## Written request:
Reproduce nothing but the lines from the start of the material through the line that includes "plt.rcParams['font.family'] = ['Lato', 'DejaVu", both ends included, and omit every picture.

## Supplied material:

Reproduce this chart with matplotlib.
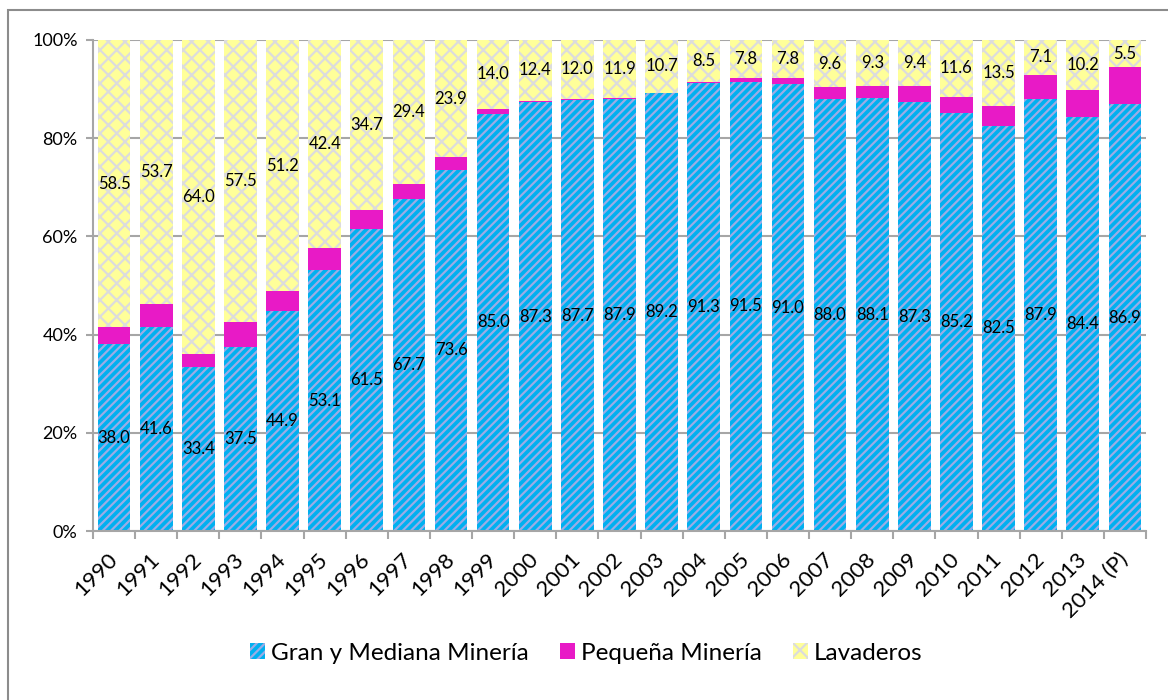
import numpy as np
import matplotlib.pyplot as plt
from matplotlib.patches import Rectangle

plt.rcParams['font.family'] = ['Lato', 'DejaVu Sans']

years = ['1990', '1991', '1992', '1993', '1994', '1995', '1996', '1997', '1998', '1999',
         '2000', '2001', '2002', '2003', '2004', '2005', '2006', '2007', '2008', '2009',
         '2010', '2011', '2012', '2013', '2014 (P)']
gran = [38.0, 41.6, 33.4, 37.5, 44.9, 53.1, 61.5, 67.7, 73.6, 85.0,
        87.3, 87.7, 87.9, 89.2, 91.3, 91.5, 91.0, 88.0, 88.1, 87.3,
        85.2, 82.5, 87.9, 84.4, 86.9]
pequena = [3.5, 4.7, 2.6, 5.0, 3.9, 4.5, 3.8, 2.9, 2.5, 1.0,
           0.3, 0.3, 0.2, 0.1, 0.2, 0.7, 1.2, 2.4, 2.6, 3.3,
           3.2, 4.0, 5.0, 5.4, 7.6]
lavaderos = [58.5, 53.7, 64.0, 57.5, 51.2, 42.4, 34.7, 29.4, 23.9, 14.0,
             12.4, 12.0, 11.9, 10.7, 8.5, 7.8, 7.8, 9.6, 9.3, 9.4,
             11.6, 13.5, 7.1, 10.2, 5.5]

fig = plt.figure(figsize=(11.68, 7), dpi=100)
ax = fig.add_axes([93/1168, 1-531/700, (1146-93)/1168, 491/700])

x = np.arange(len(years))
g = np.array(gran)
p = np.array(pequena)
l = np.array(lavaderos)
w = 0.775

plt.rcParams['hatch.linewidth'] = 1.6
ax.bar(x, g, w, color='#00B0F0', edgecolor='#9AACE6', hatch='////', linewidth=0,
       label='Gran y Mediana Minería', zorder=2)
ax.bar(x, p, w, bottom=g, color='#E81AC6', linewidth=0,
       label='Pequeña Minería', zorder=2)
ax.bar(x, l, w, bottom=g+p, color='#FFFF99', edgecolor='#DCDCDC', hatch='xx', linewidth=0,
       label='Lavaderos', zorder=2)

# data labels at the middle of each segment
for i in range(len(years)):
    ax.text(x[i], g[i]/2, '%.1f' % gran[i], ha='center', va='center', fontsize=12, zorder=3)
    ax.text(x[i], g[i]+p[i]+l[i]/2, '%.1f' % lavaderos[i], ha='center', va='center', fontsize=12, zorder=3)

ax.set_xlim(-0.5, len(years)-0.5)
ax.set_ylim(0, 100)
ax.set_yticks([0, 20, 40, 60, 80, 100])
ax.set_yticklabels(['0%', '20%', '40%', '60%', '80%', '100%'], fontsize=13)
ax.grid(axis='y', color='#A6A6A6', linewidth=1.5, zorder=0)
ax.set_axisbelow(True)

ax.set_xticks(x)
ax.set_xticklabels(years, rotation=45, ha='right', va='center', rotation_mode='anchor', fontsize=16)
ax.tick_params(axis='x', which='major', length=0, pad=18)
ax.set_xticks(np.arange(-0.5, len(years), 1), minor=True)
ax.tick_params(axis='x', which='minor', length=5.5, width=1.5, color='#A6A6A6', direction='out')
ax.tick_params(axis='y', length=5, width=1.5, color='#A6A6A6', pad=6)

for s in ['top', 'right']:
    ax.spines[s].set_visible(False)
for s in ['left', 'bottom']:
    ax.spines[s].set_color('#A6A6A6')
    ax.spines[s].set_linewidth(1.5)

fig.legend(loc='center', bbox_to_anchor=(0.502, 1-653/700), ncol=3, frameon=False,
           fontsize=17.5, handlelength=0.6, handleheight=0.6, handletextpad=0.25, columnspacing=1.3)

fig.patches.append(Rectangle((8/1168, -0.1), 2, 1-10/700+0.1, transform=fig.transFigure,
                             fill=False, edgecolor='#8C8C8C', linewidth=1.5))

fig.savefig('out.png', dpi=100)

## Answer:
Reproduce this chart with matplotlib.
import numpy as np
import matplotlib.pyplot as plt
from matplotlib.patches import Rectangle

plt.rcParams['font.family'] = ['Lato', 'DejaVu Sans']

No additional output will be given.